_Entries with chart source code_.
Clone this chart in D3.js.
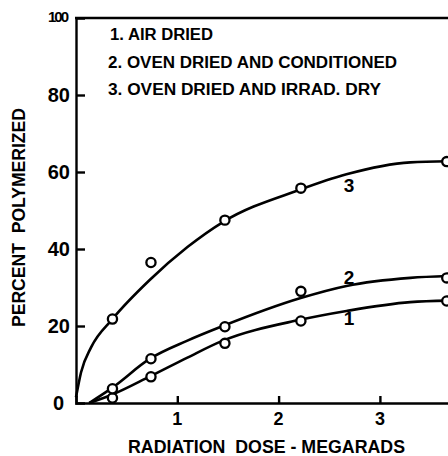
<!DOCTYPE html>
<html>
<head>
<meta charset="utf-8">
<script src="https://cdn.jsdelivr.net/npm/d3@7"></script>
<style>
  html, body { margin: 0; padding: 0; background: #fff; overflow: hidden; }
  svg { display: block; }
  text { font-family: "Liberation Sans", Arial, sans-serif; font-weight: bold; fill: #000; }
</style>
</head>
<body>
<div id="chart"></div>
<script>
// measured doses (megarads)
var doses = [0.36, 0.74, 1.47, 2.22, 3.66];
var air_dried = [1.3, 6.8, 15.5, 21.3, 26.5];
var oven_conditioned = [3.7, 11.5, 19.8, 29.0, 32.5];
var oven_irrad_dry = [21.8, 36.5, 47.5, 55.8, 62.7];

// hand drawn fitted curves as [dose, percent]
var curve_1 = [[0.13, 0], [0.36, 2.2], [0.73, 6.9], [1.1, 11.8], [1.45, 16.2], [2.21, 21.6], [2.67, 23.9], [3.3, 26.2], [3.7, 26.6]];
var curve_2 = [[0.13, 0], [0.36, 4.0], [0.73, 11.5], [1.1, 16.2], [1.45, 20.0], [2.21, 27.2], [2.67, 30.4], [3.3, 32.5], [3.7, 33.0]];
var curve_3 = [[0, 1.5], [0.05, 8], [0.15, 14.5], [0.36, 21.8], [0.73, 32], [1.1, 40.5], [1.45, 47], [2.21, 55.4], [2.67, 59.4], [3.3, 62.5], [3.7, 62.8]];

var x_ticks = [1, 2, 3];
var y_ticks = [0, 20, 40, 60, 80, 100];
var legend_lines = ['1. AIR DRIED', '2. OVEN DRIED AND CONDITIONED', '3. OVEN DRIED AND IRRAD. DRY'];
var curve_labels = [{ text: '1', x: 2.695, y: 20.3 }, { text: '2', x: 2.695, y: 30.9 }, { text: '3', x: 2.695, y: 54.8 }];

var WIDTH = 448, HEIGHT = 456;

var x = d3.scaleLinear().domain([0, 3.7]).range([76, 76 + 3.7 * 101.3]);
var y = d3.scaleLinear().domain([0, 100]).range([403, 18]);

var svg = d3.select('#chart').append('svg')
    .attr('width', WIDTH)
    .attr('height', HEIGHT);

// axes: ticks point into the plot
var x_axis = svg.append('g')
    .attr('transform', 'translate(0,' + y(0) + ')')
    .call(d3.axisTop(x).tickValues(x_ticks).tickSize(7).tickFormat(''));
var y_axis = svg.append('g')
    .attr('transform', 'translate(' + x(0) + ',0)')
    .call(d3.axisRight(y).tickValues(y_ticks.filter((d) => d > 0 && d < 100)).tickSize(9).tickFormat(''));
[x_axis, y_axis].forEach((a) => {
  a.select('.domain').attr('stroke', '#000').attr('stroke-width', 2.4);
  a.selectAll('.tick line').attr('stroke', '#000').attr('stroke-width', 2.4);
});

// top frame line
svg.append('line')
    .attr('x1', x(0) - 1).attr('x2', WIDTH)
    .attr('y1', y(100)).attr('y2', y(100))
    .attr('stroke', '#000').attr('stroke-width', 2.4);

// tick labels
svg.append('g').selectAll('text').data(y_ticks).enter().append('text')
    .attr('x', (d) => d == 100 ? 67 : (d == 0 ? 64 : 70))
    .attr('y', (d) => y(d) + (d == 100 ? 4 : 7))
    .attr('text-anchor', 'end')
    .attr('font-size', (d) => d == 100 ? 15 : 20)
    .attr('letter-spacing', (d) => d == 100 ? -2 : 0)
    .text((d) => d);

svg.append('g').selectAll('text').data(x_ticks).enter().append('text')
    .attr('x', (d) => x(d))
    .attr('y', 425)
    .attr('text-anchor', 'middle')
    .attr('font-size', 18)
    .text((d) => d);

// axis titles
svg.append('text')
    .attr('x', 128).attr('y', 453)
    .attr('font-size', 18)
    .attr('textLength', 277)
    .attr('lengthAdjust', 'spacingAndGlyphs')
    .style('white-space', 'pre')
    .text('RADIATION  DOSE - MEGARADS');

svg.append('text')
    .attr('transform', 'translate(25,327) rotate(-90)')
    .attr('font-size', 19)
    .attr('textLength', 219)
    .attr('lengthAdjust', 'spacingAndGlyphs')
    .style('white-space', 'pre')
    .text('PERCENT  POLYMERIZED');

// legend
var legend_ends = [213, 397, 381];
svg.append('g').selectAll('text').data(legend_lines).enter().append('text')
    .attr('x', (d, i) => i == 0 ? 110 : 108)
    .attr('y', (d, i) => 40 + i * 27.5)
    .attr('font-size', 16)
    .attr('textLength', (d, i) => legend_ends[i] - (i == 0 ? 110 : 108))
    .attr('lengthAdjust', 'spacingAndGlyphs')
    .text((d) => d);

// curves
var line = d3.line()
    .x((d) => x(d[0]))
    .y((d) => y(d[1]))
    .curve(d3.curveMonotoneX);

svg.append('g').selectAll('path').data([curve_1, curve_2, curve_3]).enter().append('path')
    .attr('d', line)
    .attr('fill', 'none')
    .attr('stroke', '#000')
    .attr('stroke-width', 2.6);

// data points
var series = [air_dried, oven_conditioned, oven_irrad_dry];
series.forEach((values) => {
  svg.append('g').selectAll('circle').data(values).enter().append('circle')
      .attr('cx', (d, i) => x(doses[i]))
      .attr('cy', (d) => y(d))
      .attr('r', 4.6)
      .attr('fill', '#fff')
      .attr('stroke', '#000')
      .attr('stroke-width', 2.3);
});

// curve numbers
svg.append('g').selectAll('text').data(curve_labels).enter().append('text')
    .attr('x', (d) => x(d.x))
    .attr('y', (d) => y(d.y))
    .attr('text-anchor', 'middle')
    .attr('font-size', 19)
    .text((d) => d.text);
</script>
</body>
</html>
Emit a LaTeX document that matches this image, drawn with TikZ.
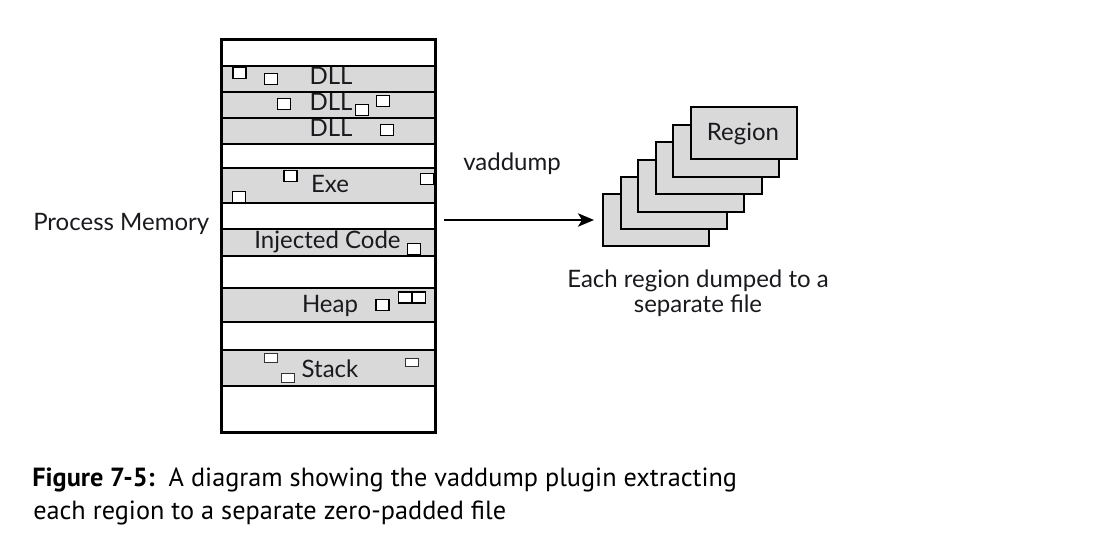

_TASK STATEMENT_.
Quote the data above in full and without alteration; skip the pictures.

_TASK SOLUTION_.
Clone this chart in D3.js.
<!DOCTYPE html>
<html>
<head>
<meta charset="utf-8">
<script src="https://cdn.jsdelivr.net/npm/d3@7"></script>
<style>
  html, body { margin: 0; padding: 0; background: #fff; overflow: hidden; }
  svg { display: block; }
  text { font-family: "Liberation Sans", Arial, sans-serif; font-weight: bold; fill: #000; }
</style>
</head>
<body>
<div id="chart"></div>
<script>
// measured doses (megarads)
var doses = [0.36, 0.74, 1.47, 2.22, 3.66];
var air_dried = [1.3, 6.8, 15.5, 21.3, 26.5];
var oven_conditioned = [3.7, 11.5, 19.8, 29.0, 32.5];
var oven_irrad_dry = [21.8, 36.5, 47.5, 55.8, 62.7];

// hand drawn fitted curves as [dose, percent]
var curve_1 = [[0.13, 0], [0.36, 2.2], [0.73, 6.9], [1.1, 11.8], [1.45, 16.2], [2.21, 21.6], [2.67, 23.9], [3.3, 26.2], [3.7, 26.6]];
var curve_2 = [[0.13, 0], [0.36, 4.0], [0.73, 11.5], [1.1, 16.2], [1.45, 20.0], [2.21, 27.2], [2.67, 30.4], [3.3, 32.5], [3.7, 33.0]];
var curve_3 = [[0, 1.5], [0.05, 8], [0.15, 14.5], [0.36, 21.8], [0.73, 32], [1.1, 40.5], [1.45, 47], [2.21, 55.4], [2.67, 59.4], [3.3, 62.5], [3.7, 62.8]];

var x_ticks = [1, 2, 3];
var y_ticks = [0, 20, 40, 60, 80, 100];
var legend_lines = ['1. AIR DRIED', '2. OVEN DRIED AND CONDITIONED', '3. OVEN DRIED AND IRRAD. DRY'];
var curve_labels = [{ text: '1', x: 2.695, y: 20.3 }, { text: '2', x: 2.695, y: 30.9 }, { text: '3', x: 2.695, y: 54.8 }];

var WIDTH = 448, HEIGHT = 456;

var x = d3.scaleLinear().domain([0, 3.7]).range([76, 76 + 3.7 * 101.3]);
var y = d3.scaleLinear().domain([0, 100]).range([403, 18]);

var svg = d3.select('#chart').append('svg')
    .attr('width', WIDTH)
    .attr('height', HEIGHT);

// axes: ticks point into the plot
var x_axis = svg.append('g')
    .attr('transform', 'translate(0,' + y(0) + ')')
    .call(d3.axisTop(x).tickValues(x_ticks).tickSize(7).tickFormat(''));
var y_axis = svg.append('g')
    .attr('transform', 'translate(' + x(0) + ',0)')
    .call(d3.axisRight(y).tickValues(y_ticks.filter((d) => d > 0 && d < 100)).tickSize(9).tickFormat(''));
[x_axis, y_axis].forEach((a) => {
  a.select('.domain').attr('stroke', '#000').attr('stroke-width', 2.4);
  a.selectAll('.tick line').attr('stroke', '#000').attr('stroke-width', 2.4);
});

// top frame line
svg.append('line')
    .attr('x1', x(0) - 1).attr('x2', WIDTH)
    .attr('y1', y(100)).attr('y2', y(100))
    .attr('stroke', '#000').attr('stroke-width', 2.4);

// tick labels
svg.append('g').selectAll('text').data(y_ticks).enter().append('text')
    .attr('x', (d) => d == 100 ? 67 : (d == 0 ? 64 : 70))
    .attr('y', (d) => y(d) + (d == 100 ? 4 : 7))
    .attr('text-anchor', 'end')
    .attr('font-size', (d) => d == 100 ? 15 : 20)
    .attr('letter-spacing', (d) => d == 100 ? -2 : 0)
    .text((d) => d);

svg.append('g').selectAll('text').data(x_ticks).enter().append('text')
    .attr('x', (d) => x(d))
    .attr('y', 425)
    .attr('text-anchor', 'middle')
    .attr('font-size', 18)
    .text((d) => d);

// axis titles
svg.append('text')
    .attr('x', 128).attr('y', 453)
    .attr('font-size', 18)
    .attr('textLength', 277)
    .attr('lengthAdjust', 'spacingAndGlyphs')
    .style('white-space', 'pre')
    .text('RADIATION  DOSE - MEGARADS');

svg.append('text')
    .attr('transform', 'translate(25,327) rotate(-90)')
    .attr('font-size', 19)
    .attr('textLength', 219)
    .attr('lengthAdjust', 'spacingAndGlyphs')
    .style('white-space', 'pre')
    .text('PERCENT  POLYMERIZED');

// legend
var legend_ends = [213, 397, 381];
svg.append('g').selectAll('text').data(legend_lines).enter().append('text')
    .attr('x', (d, i) => i == 0 ? 110 : 108)
    .attr('y', (d, i) => 40 + i * 27.5)
    .attr('font-size', 16)
    .attr('textLength', (d, i) => legend_ends[i] - (i == 0 ? 110 : 108))
    .attr('lengthAdjust', 'spacingAndGlyphs')
    .text((d) => d);

// curves
var line = d3.line()
    .x((d) => x(d[0]))
    .y((d) => y(d[1]))
    .curve(d3.curveMonotoneX);

svg.append('g').selectAll('path').data([curve_1, curve_2, curve_3]).enter().append('path')
    .attr('d', line)
    .attr('fill', 'none')
    .attr('stroke', '#000')
    .attr('stroke-width', 2.6);

// data points
var series = [air_dried, oven_conditioned, oven_irrad_dry];
series.forEach((values) => {
  svg.append('g').selectAll('circle').data(values).enter().append('circle')
      .attr('cx', (d, i) => x(doses[i]))
      .attr('cy', (d) => y(d))
      .attr('r', 4.6)
      .attr('fill', '#fff')
      .attr('stroke', '#000')
      .attr('stroke-width', 2.3);
});

// curve numbers
svg.append('g').selectAll('text').data(curve_labels).enter().append('text')
    .attr('x', (d) => x(d.x))
    .attr('y', (d) => y(d.y))
    .attr('text-anchor', 'middle')
    .attr('font-size', 19)
    .text((d) => d.text);
</script>
</body>
</html>
Emit a LaTeX document that matches this image, drawn with TikZ.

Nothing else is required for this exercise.